*Task requirements:* Copy the first line of the entries below and every line after it through the line containing "const yTicks = [0, 5, 10, 15, 20, 25, 30, 35];". Do not include pictures.

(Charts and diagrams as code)
###

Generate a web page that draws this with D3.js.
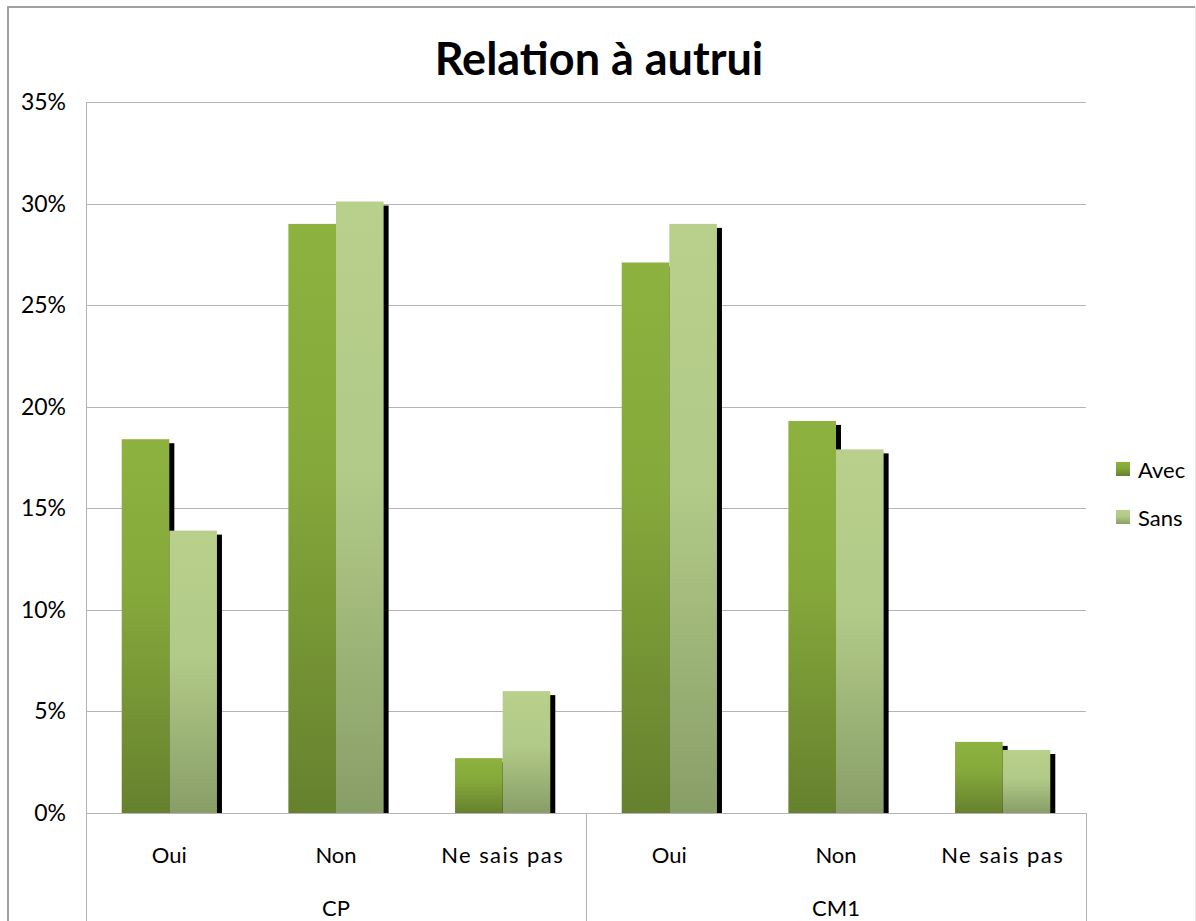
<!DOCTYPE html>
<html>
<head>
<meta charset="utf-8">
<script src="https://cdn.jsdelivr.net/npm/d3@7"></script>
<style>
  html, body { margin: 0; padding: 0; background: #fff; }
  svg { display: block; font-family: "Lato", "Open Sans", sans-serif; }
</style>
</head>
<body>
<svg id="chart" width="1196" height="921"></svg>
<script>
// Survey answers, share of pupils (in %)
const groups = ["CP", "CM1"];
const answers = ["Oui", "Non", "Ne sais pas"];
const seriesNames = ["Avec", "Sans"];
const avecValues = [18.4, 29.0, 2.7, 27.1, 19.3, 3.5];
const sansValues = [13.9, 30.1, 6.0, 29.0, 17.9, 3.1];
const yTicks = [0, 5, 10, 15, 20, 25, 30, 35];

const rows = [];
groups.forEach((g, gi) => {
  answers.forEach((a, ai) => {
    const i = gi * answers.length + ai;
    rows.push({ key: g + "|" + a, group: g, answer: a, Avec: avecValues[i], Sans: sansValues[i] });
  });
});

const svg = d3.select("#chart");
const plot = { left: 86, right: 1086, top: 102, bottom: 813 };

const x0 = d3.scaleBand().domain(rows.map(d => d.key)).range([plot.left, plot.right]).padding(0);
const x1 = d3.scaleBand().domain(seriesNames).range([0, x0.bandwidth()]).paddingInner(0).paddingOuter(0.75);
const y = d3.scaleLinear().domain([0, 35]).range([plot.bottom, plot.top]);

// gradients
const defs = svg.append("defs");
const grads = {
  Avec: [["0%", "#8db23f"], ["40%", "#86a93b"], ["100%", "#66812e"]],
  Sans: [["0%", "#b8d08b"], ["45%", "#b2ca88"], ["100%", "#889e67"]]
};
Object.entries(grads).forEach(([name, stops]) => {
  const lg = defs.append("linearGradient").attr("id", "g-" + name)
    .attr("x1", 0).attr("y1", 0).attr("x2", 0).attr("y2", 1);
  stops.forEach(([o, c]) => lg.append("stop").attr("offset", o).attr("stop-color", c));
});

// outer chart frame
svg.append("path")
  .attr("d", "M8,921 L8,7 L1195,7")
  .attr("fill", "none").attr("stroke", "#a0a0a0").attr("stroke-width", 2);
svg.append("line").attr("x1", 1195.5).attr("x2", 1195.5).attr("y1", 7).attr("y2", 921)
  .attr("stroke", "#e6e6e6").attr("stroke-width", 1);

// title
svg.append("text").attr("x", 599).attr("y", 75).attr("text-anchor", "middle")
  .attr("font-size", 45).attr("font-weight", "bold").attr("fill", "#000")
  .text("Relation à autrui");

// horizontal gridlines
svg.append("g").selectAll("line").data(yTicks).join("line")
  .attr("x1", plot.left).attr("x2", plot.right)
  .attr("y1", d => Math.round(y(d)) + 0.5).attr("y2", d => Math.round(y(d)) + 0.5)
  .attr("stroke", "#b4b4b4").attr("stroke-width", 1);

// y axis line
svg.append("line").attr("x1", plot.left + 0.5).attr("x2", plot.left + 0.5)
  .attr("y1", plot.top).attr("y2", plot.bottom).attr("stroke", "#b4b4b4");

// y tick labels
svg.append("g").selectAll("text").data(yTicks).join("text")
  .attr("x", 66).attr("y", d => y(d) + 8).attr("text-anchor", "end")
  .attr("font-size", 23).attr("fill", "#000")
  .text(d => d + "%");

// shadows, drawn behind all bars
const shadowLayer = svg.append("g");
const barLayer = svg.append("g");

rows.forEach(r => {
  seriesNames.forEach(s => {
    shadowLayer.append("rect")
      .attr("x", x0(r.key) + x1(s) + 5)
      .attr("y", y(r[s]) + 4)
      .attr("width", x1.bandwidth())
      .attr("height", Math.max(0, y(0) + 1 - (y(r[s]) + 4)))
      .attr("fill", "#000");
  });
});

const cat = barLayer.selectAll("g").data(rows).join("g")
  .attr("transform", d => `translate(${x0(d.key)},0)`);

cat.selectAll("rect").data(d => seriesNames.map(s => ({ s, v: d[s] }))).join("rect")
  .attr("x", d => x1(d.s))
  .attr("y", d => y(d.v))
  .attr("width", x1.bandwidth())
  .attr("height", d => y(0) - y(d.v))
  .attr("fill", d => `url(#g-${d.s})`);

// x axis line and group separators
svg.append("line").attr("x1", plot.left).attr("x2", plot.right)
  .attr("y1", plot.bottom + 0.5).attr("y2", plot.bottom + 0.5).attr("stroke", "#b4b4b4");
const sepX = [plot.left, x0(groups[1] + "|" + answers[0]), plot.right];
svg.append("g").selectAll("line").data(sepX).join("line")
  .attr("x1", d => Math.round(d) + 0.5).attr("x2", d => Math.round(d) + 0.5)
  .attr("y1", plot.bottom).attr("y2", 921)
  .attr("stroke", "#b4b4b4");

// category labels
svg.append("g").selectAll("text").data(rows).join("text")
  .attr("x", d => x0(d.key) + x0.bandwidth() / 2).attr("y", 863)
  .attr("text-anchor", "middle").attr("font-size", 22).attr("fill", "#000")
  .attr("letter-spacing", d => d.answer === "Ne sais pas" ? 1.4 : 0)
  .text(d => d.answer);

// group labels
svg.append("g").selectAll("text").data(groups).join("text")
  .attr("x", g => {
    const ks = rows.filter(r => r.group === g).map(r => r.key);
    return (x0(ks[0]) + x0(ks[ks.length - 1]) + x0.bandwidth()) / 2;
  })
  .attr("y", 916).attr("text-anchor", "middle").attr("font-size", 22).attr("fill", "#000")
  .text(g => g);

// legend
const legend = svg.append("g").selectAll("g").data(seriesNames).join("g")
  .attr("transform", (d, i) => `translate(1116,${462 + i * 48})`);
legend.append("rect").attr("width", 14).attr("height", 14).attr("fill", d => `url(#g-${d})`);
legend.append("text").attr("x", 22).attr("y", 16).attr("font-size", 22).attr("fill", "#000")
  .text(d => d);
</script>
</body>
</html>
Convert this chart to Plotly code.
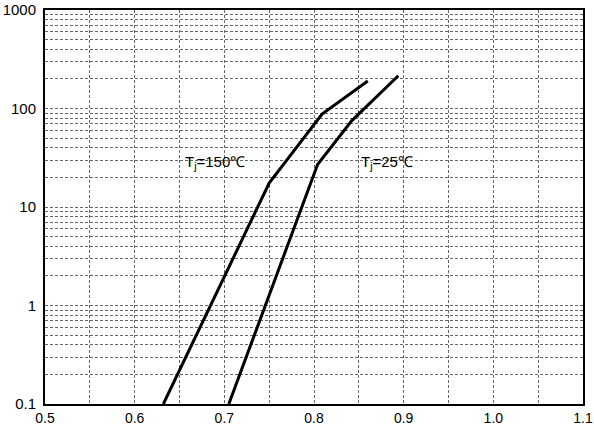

###

*Exercise output:*
Generate a web page that draws this with D3.js.
<!DOCTYPE html>
<html>
<head>
<meta charset="utf-8">
<script src="https://cdn.jsdelivr.net/npm/d3@7"></script>
<style>
  html, body { margin: 0; padding: 0; background: #fff; }
  svg { display: block; font-family: "Lato", "Open Sans", sans-serif; }
</style>
</head>
<body>
<svg id="chart" width="1196" height="921"></svg>
<script>
// Survey answers, share of pupils (in %)
const groups = ["CP", "CM1"];
const answers = ["Oui", "Non", "Ne sais pas"];
const seriesNames = ["Avec", "Sans"];
const avecValues = [18.4, 29.0, 2.7, 27.1, 19.3, 3.5];
const sansValues = [13.9, 30.1, 6.0, 29.0, 17.9, 3.1];
const yTicks = [0, 5, 10, 15, 20, 25, 30, 35];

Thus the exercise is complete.